Switching chairs helps a little. I don’t like sitting in the comfy chairs next to the window because they remind me too much of four years I spent imprisoned in an antique swivel chair at a Menlo Park plastic injection molding company, my last “real job”. That company has thankfully passed into extinction due to the recession that followed what should now be called the First Gulf War. The place was filled with megalithic presses whose size was measured in the hundreds of tons. Part of the machine melted the plastic pellets. A gigantic arm shoved the halves of steel cubes that had insides carved out in the mirror images of parts for chain saws, automobile seats, and coffee brewers. The halves clanged together, dully as Spanish-speaking workers reputed to have green cards pulled the handle, waited a second for the polymer ooze to congeal inside, reopened the mold, pulled the parts, and then trimmed the parts of that thin plastic leakage off the sides that those of us who have been in the trade call “splay”. Parts came out in colors like royal blue, coffee brown, red, blue, yellow beige, and dark antelope. Sometimes operators had to set small nuts or other parts in the mold itself. Or they added them after they were pulled. One crew did nothing but assemble pieces that we shipped to Livermore where they were added to automotive seats. The folks who worked in Building Three had it the worst. They spent their days in temperatures that exceeded the low hundreds and in atmospheres that reeked of musty polypropylene, ABS, and other polymers. On hot days, the odor drifted over to Building Two where I worked. It gave me a stinging headache right behind the eyebrows, an evil complement to the aches in my neck, shoulder, and temple that developed from the stress of working for and among managerial barbarians.
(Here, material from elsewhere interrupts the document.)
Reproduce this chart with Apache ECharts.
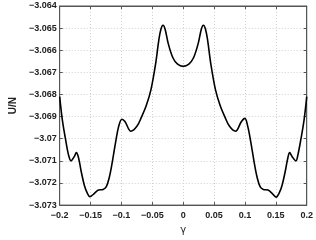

To while away the tedious hours and to keep some creative impulse alive, I composed a little ditty that I would sing to myself to the tune of “Home on the Range”:
Oh put me to work for some short-sighted jerk
Where the beige and the antelope splay
Where seldom is heard
An encouraging word
And the boss keeps on shouting all day.
I had an office job. I managed the computer network such that it was, compiled spreadsheets that never seemed to be right, and hid in the bathroom when I couldn’t think of anything better to do. In those last years of legitimately elected Republican rule, I felt helpless. The only way I could think of to fight the bastards was to write a novel about them, against them, out of that awful place. I’d come home tired, however, and to an answering machine full of messages about the Peace Committee of the local chapter of the American Friends Service Committee, which was always riddled by finger pointing and long arguments over the definition of the word “racism”. I had no mind for writing after working at that place and after coming home to that. I’d log into my PeaceNet account, get on the Net, find a vulnerable news group, and flame some bastards who probably hated their jobs as much I did mine. These hours made me feel something like life, though I have to confess that to many I was something of a horror, one of those fiends who made meaningful the nickname I coined for newsgroups: “abUSENet”.
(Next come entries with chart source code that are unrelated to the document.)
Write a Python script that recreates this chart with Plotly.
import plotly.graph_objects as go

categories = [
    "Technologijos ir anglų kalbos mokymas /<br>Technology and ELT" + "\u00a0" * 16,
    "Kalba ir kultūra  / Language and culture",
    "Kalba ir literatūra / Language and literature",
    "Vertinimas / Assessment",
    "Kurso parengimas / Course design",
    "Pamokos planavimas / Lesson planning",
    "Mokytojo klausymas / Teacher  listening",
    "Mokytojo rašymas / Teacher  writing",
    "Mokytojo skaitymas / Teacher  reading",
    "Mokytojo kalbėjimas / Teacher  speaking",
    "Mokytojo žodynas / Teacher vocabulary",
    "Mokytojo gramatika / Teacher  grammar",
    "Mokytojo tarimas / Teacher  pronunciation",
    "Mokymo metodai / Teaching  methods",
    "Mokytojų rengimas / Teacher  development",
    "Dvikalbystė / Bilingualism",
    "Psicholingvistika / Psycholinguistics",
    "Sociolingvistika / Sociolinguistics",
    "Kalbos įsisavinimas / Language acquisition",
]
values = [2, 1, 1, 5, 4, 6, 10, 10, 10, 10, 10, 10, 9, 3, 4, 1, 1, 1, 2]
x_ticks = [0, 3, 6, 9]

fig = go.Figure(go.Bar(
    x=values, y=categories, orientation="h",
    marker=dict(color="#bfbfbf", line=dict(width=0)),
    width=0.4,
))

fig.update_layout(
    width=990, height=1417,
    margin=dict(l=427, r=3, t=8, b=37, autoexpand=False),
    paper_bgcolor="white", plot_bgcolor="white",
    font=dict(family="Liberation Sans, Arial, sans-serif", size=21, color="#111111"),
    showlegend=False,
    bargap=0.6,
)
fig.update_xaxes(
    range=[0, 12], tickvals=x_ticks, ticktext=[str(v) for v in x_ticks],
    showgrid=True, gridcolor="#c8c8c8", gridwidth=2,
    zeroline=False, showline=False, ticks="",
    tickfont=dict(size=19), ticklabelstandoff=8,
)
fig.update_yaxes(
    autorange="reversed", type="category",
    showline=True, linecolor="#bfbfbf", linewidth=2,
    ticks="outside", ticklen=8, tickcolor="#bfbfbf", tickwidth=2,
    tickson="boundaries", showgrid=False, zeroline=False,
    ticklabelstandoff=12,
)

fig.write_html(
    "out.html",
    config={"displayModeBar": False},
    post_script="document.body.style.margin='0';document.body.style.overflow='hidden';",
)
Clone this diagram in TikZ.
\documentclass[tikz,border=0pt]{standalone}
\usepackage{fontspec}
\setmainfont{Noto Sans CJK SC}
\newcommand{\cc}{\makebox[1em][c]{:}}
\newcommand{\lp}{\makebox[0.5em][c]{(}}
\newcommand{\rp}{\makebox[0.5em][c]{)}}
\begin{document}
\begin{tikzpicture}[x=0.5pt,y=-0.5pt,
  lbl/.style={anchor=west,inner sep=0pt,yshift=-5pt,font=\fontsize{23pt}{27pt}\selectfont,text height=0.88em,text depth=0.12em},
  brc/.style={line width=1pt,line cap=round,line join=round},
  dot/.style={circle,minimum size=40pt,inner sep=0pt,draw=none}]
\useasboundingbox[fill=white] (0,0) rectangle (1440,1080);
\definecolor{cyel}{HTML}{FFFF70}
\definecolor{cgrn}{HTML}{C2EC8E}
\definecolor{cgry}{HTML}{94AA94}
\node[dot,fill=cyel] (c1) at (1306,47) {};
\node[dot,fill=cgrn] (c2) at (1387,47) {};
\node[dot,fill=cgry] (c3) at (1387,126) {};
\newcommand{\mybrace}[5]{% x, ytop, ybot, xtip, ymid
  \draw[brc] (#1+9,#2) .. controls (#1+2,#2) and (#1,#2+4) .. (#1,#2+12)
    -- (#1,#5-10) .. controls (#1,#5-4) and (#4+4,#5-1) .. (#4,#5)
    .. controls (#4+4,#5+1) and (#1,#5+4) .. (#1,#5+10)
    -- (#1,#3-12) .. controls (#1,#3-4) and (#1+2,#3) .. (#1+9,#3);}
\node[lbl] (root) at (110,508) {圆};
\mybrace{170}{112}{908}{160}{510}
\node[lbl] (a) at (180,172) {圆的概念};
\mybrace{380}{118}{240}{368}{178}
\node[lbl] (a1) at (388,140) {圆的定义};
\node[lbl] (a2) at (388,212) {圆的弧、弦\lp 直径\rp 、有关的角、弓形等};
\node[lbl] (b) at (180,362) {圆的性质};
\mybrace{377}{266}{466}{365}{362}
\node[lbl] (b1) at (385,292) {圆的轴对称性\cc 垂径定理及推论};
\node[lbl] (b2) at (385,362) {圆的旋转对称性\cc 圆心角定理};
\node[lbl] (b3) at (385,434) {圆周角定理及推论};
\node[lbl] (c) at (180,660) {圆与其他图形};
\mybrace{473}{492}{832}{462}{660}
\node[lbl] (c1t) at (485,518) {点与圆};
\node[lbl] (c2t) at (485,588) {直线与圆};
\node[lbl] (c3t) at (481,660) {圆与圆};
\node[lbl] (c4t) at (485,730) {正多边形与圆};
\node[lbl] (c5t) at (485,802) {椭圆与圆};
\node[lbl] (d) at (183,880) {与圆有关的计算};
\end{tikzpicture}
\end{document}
I had a better computer at home, an XT I’d assembled from component parts for less than $500, than they had there. Management bought early CPM — Morrows, Osbourne portables, and some custom job that served as a network — and never upgraded to DOS. Hidden behind the president’s office was the shame of the company, an IBM System III that took punch cards. I never had to work off that, thankfully. They thought the CPM machines were treasures. I thought they were junk and danced elatedly every time one burned out because I held out hope that at last they would see sense and overhaul the accounting and production tracking systems. They never did. The boss knew how to find technicians who’d fix any machine he brought to them. A dead Morrow would go out for a few days and come back renewed, a zombie that drained the life force through my fingers.
I struggled with management every day. They were too cheap to fire me without cause (they’d have to pay my unemployment) and I was too stubborn to quit. I stayed there for what might have been the worst four years of my life, when I worked for barbarians in an annex to hell. My desk stood next to a door that management insisted be kept locked because they were afraid of someone “from the neighborhood” coming in to steal our precious CPM computers and to snatch an unguarded purse. My Morrow was set with its back to a window. I remember the view. A narrow bed of junipers shaded my spot for most of the day. I could peek through the door and across a parking lot which was rutted and cluttered with debris. I did not see its like until I visited near the front lines at Osijek, Croatia. The parking lot drew pebbles, candy wrappers, cigarette butts, sea gull feathers, dead leaves, and a grime that seemed to have no place of origin unless it was in the relentless grinding of the macadam beneath the wheels of cars and the tread of feet going from Building Two, where I worked, to Building One. And back again.
A line of elms feebly hid our cars from peering eyes that rode in trucks and autos down the street and from the off-duty drivers who hung out in front of the local taxi cab company which was across the street. Next to the cab company was a trade school called the “Opportunity Industrialization Center, West” or OIC as we called it because it almost sounded like “oink”. There wasn’t a single attractive building on that street. Everything was built of concrete painted in the same dirtied, flaking bone colored paint. The elms saved me. I’d look at their bark towards the end of the day because they were the one thing that was natural. I trusted them to make the air outside breathable for long enough to get into my car and drive away. If you went outside, you choked. The neighborhood had its own local inversion layer. The elms checked the carbon monoxide levels and helped me stay awake as I sat in on yet another meeting called by a manager who was a proud Jew who often spoke of how he hated any kind of moral teaching and that of the rabbis most of all. I depended on that window to keep me from losing my mind in that place. Sometimes I amused myself by attaching my eyes to passing cars, hitching a ride to unimaginable places that didn’t stink; offices where the people were kind and the assigned tasks made sense; somewhere out there in a dream, over the monochromatic rainbow called the Dumbarton Bridge.
To shut that view out of my brain I now think of our new park and the adjacent chaparral. I want to be a cipher sitting on a bench overlooking the Whiting Ranch badlands. The passing wind doesn’t need to take me anywhere.